DATASET EXCERPT:
◆ ◆ ◆ ◆ ◆ ◆ ◆

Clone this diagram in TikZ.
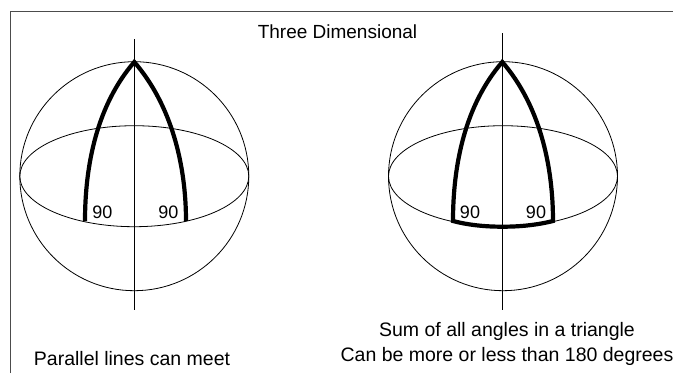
\documentclass[tikz,border=0pt]{standalone}
\usepackage{fontspec}
\setmainfont{Liberation Sans}
\usetikzlibrary{positioning,shapes.geometric}

\begin{document}
\begin{tikzpicture}[
    x=1pt, y=-1pt,
    framelin/.style={draw=black!70, line width=1pt},
    thinlin/.style={draw=black, line width=0.8pt},
    geolin/.style={draw=black, line width=4.2pt, line join=miter, miter limit=6},
    sphere/.style={circle, thinlin, minimum size=229pt, inner sep=0pt},
    equator/.style={ellipse, thinlin, minimum width=229pt, minimum height=101pt, inner sep=0pt},
    lbl/.style={font=\fontsize{19}{24.5}\selectfont, inner sep=0pt, align=center},
    caplbl/.style={font=\fontsize{19.5}{24.5}\selectfont, inner sep=0pt, align=center},
    anglbl/.style={font=\fontsize{18}{20}\selectfont, inner sep=0pt},
  ]
    \useasboundingbox (0,0) rectangle (673,373);

    % outer frame, open at the right and bottom
    \coordinate (fbl) at (10,373);
    \coordinate (ftl) at (10,11.5);
    \coordinate (ftr) at (673,11.5);
    \draw[framelin] (fbl) -- (ftl) -- (ftr);

    \node[lbl] (title) at (337.5,32) {Three Dimensional};

    % left sphere
    \node[sphere] (lsph) at (134.3,176.2) {};
    \node[equator] (leqt) at (134.3,176.2) {};
    \coordinate (laxt) at (134.3,39);
    \coordinate (laxb) at (134.3,310);
    \draw[thinlin] (laxt) -- (laxb);

    \coordinate (lapex) at (134.3,62);
    \coordinate (lfl) at (85,221);
    \coordinate (lfr) at (186,221);
    \draw[geolin] (lfl) .. controls (85,165) and (97,105) .. (lapex)
      .. controls (171.5,105) and (186,165) .. (lfr);

    \node[anglbl] (la) at (102.5,212) {90};
    \node[anglbl] (lb) at (168.5,212) {90};
    \node[caplbl] (lcap) at (132,359) {Parallel lines can meet};

    % right sphere
    \node[sphere] (rsph) at (503,176.2) {};
    \node[equator] (reqt) at (503,176.2) {};
    \coordinate (raxt) at (502.3,33);
    \coordinate (raxb) at (502.3,310);
    \draw[thinlin] (raxt) -- (raxb);

    \coordinate (rapex) at (502.3,62);
    \coordinate (rfl) at (453,221);
    \coordinate (rfr) at (553,221);
    % triangle closed along the equator
    \draw[geolin] (rfl) .. controls (453,165) and (465,105) .. (rapex)
      .. controls (539.5,105) and (553,165) .. (rfr)
      .. controls (537,225) and (520,226.7) .. (502.5,226.7)
      .. controls (485,226.7) and (468,225) .. (rfl) -- cycle;

    \node[anglbl] (ra) at (470,212) {90};
    \node[anglbl] (rb) at (536,212) {90};
    \node[caplbl] (rcap) at (507,344) {Sum of all angles in a triangle\\Can be more or less than 180 degrees};
  \end{tikzpicture}
\end{document}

◆ ◆ ◆ ◆ ◆ ◆ ◆

WHAT IS BEING ASKED: With all pictures left out, please transcribe exactly the lines from the start of the material through the line with "(title) at (337.5,32)".

EXERCISE RESPONSE:
Clone this diagram in TikZ.
\documentclass[tikz,border=0pt]{standalone}
\usepackage{fontspec}
\setmainfont{Liberation Sans}
\usetikzlibrary{positioning,shapes.geometric}

\begin{document}
\begin{tikzpicture}[
    x=1pt, y=-1pt,
    framelin/.style={draw=black!70, line width=1pt},
    thinlin/.style={draw=black, line width=0.8pt},
    geolin/.style={draw=black, line width=4.2pt, line join=miter, miter limit=6},
    sphere/.style={circle, thinlin, minimum size=229pt, inner sep=0pt},
    equator/.style={ellipse, thinlin, minimum width=229pt, minimum height=101pt, inner sep=0pt},
    lbl/.style={font=\fontsize{19}{24.5}\selectfont, inner sep=0pt, align=center},
    caplbl/.style={font=\fontsize{19.5}{24.5}\selectfont, inner sep=0pt, align=center},
    anglbl/.style={font=\fontsize{18}{20}\selectfont, inner sep=0pt},
  ]
    \useasboundingbox (0,0) rectangle (673,373);

    % outer frame, open at the right and bottom
    \coordinate (fbl) at (10,373);
    \coordinate (ftl) at (10,11.5);
    \coordinate (ftr) at (673,11.5);
    \draw[framelin] (fbl) -- (ftl) -- (ftr);

    \node[lbl] (title) at (337.5,32) {Three Dimensional};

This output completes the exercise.